━━━ Given material ━━━

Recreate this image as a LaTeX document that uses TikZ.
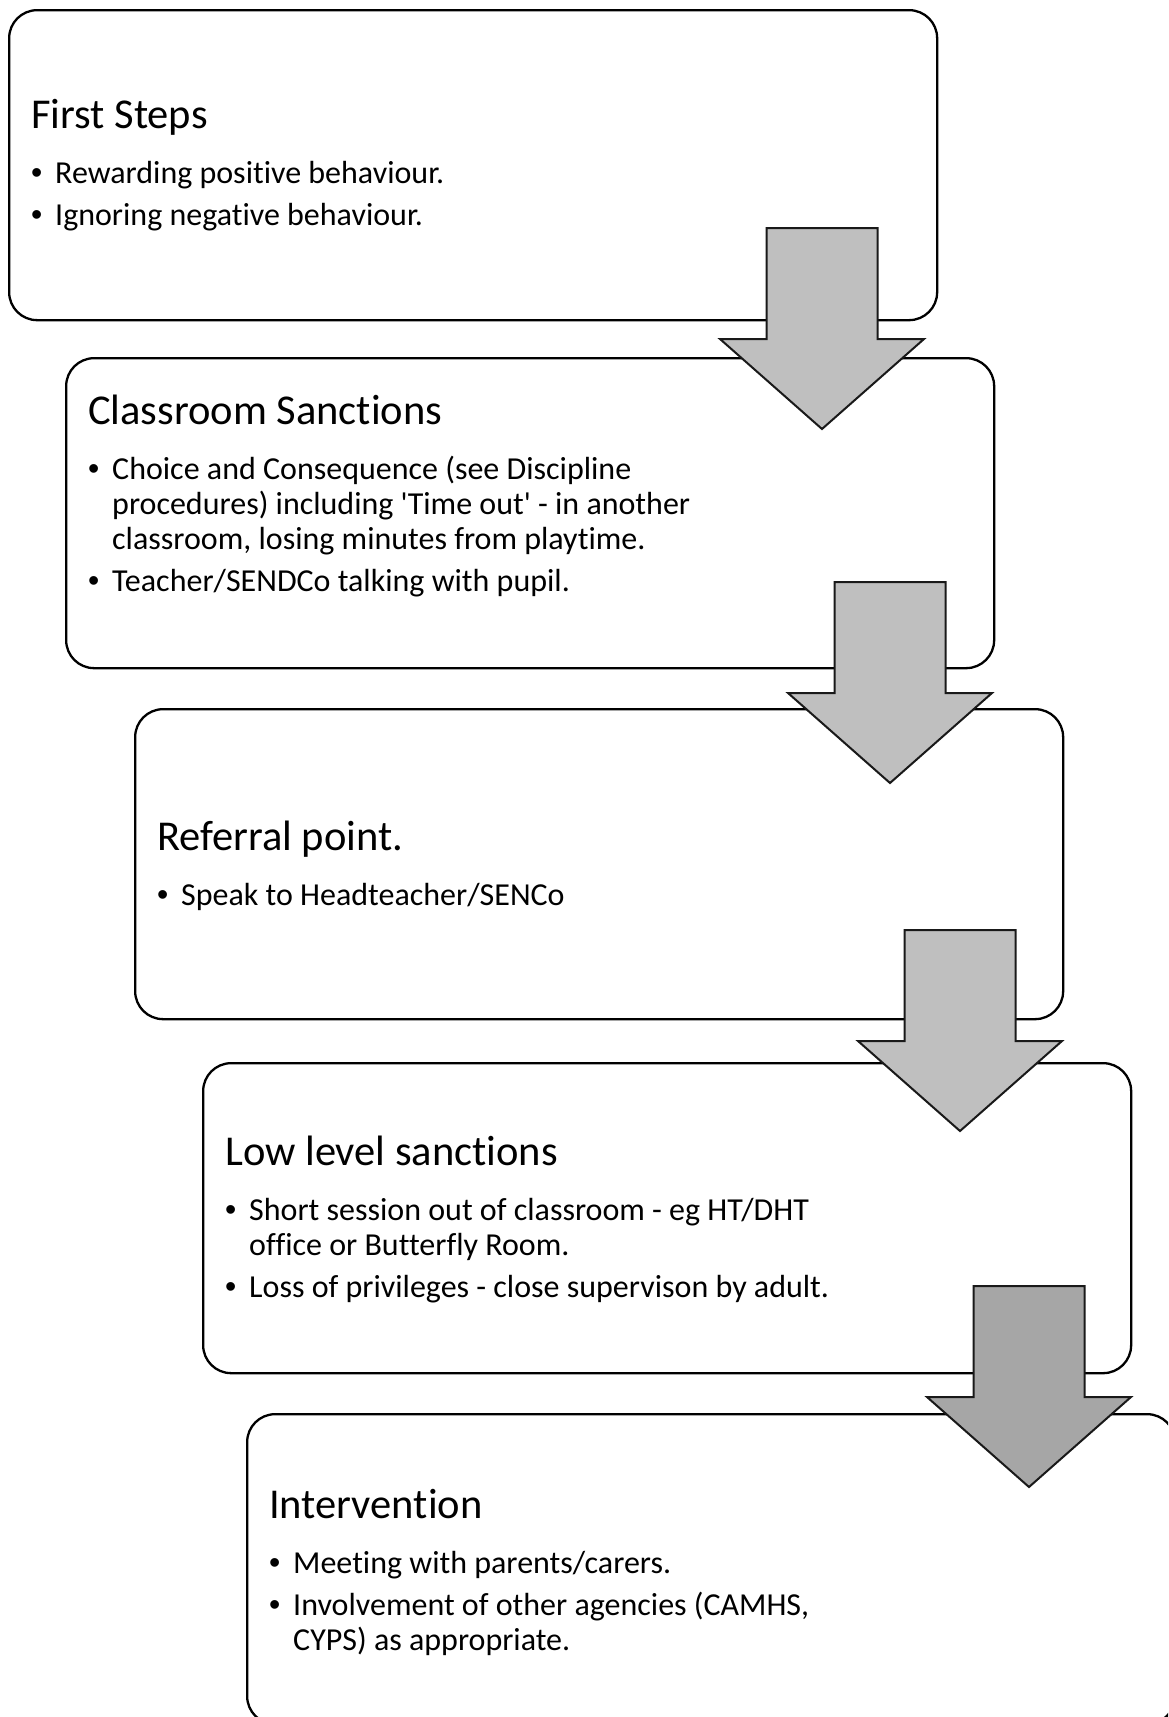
\documentclass[tikz,border=0pt]{standalone}
\usepackage{fontspec}
\setmainfont{Carlito}[Ligatures=CommonOff]
\newfontfamily\bulletfont{Liberation Sans}
\usetikzlibrary{positioning}
\definecolor{arrowlight}{HTML}{BFBFBF}
\definecolor{arrowdark}{HTML}{A6A6A6}
\newcommand*{\steptitle}[1]{{\fontsize{42.5}{50}\selectfont\spaceskip=0.226em plus 0.05em #1\par}\vspace{20pt}}
\newcommand*{\stepitem}[1]{{\fontsize{32}{35}\selectfont\spaceskip=0.226em plus 0.05em\hangindent=24pt\hangafter=1\noindent\makebox[24pt][l]{\bulletfont\textbullet}#1\par}\vspace{7pt}}

\begin{document}
\begin{tikzpicture}[x=1pt, y=-1pt,
    stepbox/.style={draw, line width=2.3pt, rounded corners=28pt, fill=white,
      minimum width=928pt, minimum height=310pt, inner sep=0pt, anchor=north west},
    steptext/.style={anchor=west, inner sep=0pt, text width=800pt, align=left,
      execute at begin node=\setlength{\parskip}{0pt}},
    blockarrow/.style={draw=black!90, line width=2pt, line join=miter}]
  \useasboundingbox (0,0) rectangle (1168,1717);
  \clip (0,0) rectangle (1168,1717);

  \node[stepbox] (box1) at (8,9) {};
  \node[stepbox] (box2) at (65,357) {};
  \node[stepbox] (box3) at (134,708) {};
  \node[stepbox] (box4) at (202,1062) {};
  \node[stepbox] (box5) at (246,1413) {};

  \node[steptext] (txt1) at ([xshift=23pt]box1.west) {\steptitle{First Steps}
    \stepitem{Rewarding positive behaviour.}
    \stepitem{Ignoring negative behaviour.}};
  \node[steptext] (txt2) at ([xshift=23pt, yshift=17pt]box2.west) {\steptitle{Classroom Sanctions}
    \stepitem{Choice and Consequence (see Discipline\newline procedures) including \textquotesingle Time out\textquotesingle{} - in another\newline classroom, losing minutes from playtime.}
    \stepitem{Teacher/SENDCo talking with pupil.}};
  \node[steptext] (txt3) at ([xshift=23pt, yshift=-2pt]box3.west) {\steptitle{Referral point.}
    \stepitem{Speak to Headteacher/SENCo}};
  \node[steptext] (txt4) at ([xshift=23pt, yshift=-1.5pt]box4.west) {\steptitle{Low level sanctions}
    \stepitem{Short session out of classroom - eg HT/DHT\newline office or Butterfly Room.}
    \stepitem{Loss of privileges - close supervison by adult.}};
  \node[steptext] (txt5) at ([xshift=23pt, yshift=-3pt]box5.west) {\steptitle{Intervention}
    \stepitem{Meeting with parents/carers.}
    \stepitem{Involvement of other agencies (CAMHS,\newline CYPS) as appropriate.}};

  \foreach \x/\y/\c in {822/228/arrowlight, 890/582/arrowlight, 960/930/arrowlight, 1029/1286/arrowdark}{
    \draw[blockarrow, fill=\c] (\x,\y) ++(-55.5,0) -- ++(111,0) -- ++(0,111) -- ++(46.5,0)
      -- ++(-102,90) -- ++(-102,-90) -- ++(46.5,0) -- cycle;
  }
\end{tikzpicture}
\end{document}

━━━

**Job:** Using the data above, print every line exactly, omitting pictures.

**Answer for this exercise:**
Recreate this image as a LaTeX document that uses TikZ.
\documentclass[tikz,border=0pt]{standalone}
\usepackage{fontspec}
\setmainfont{Carlito}[Ligatures=CommonOff]
\newfontfamily\bulletfont{Liberation Sans}
\usetikzlibrary{positioning}
\definecolor{arrowlight}{HTML}{BFBFBF}
\definecolor{arrowdark}{HTML}{A6A6A6}
\newcommand*{\steptitle}[1]{{\fontsize{42.5}{50}\selectfont\spaceskip=0.226em plus 0.05em #1\par}\vspace{20pt}}
\newcommand*{\stepitem}[1]{{\fontsize{32}{35}\selectfont\spaceskip=0.226em plus 0.05em\hangindent=24pt\hangafter=1\noindent\makebox[24pt][l]{\bulletfont\textbullet}#1\par}\vspace{7pt}}

\begin{document}
\begin{tikzpicture}[x=1pt, y=-1pt,
    stepbox/.style={draw, line width=2.3pt, rounded corners=28pt, fill=white,
      minimum width=928pt, minimum height=310pt, inner sep=0pt, anchor=north west},
    steptext/.style={anchor=west, inner sep=0pt, text width=800pt, align=left,
      execute at begin node=\setlength{\parskip}{0pt}},
    blockarrow/.style={draw=black!90, line width=2pt, line join=miter}]
  \useasboundingbox (0,0) rectangle (1168,1717);
  \clip (0,0) rectangle (1168,1717);

  \node[stepbox] (box1) at (8,9) {};
  \node[stepbox] (box2) at (65,357) {};
  \node[stepbox] (box3) at (134,708) {};
  \node[stepbox] (box4) at (202,1062) {};
  \node[stepbox] (box5) at (246,1413) {};

  \node[steptext] (txt1) at ([xshift=23pt]box1.west) {\steptitle{First Steps}
    \stepitem{Rewarding positive behaviour.}
    \stepitem{Ignoring negative behaviour.}};
  \node[steptext] (txt2) at ([xshift=23pt, yshift=17pt]box2.west) {\steptitle{Classroom Sanctions}
    \stepitem{Choice and Consequence (see Discipline\newline procedures) including \textquotesingle Time out\textquotesingle{} - in another\newline classroom, losing minutes from playtime.}
    \stepitem{Teacher/SENDCo talking with pupil.}};
  \node[steptext] (txt3) at ([xshift=23pt, yshift=-2pt]box3.west) {\steptitle{Referral point.}
    \stepitem{Speak to Headteacher/SENCo}};
  \node[steptext] (txt4) at ([xshift=23pt, yshift=-1.5pt]box4.west) {\steptitle{Low level sanctions}
    \stepitem{Short session out of classroom - eg HT/DHT\newline office or Butterfly Room.}
    \stepitem{Loss of privileges - close supervison by adult.}};
  \node[steptext] (txt5) at ([xshift=23pt, yshift=-3pt]box5.west) {\steptitle{Intervention}
    \stepitem{Meeting with parents/carers.}
    \stepitem{Involvement of other agencies (CAMHS,\newline CYPS) as appropriate.}};

  \foreach \x/\y/\c in {822/228/arrowlight, 890/582/arrowlight, 960/930/arrowlight, 1029/1286/arrowdark}{
    \draw[blockarrow, fill=\c] (\x,\y) ++(-55.5,0) -- ++(111,0) -- ++(0,111) -- ++(46.5,0)
      -- ++(-102,90) -- ++(-102,-90) -- ++(46.5,0) -- cycle;
  }
\end{tikzpicture}
\end{document}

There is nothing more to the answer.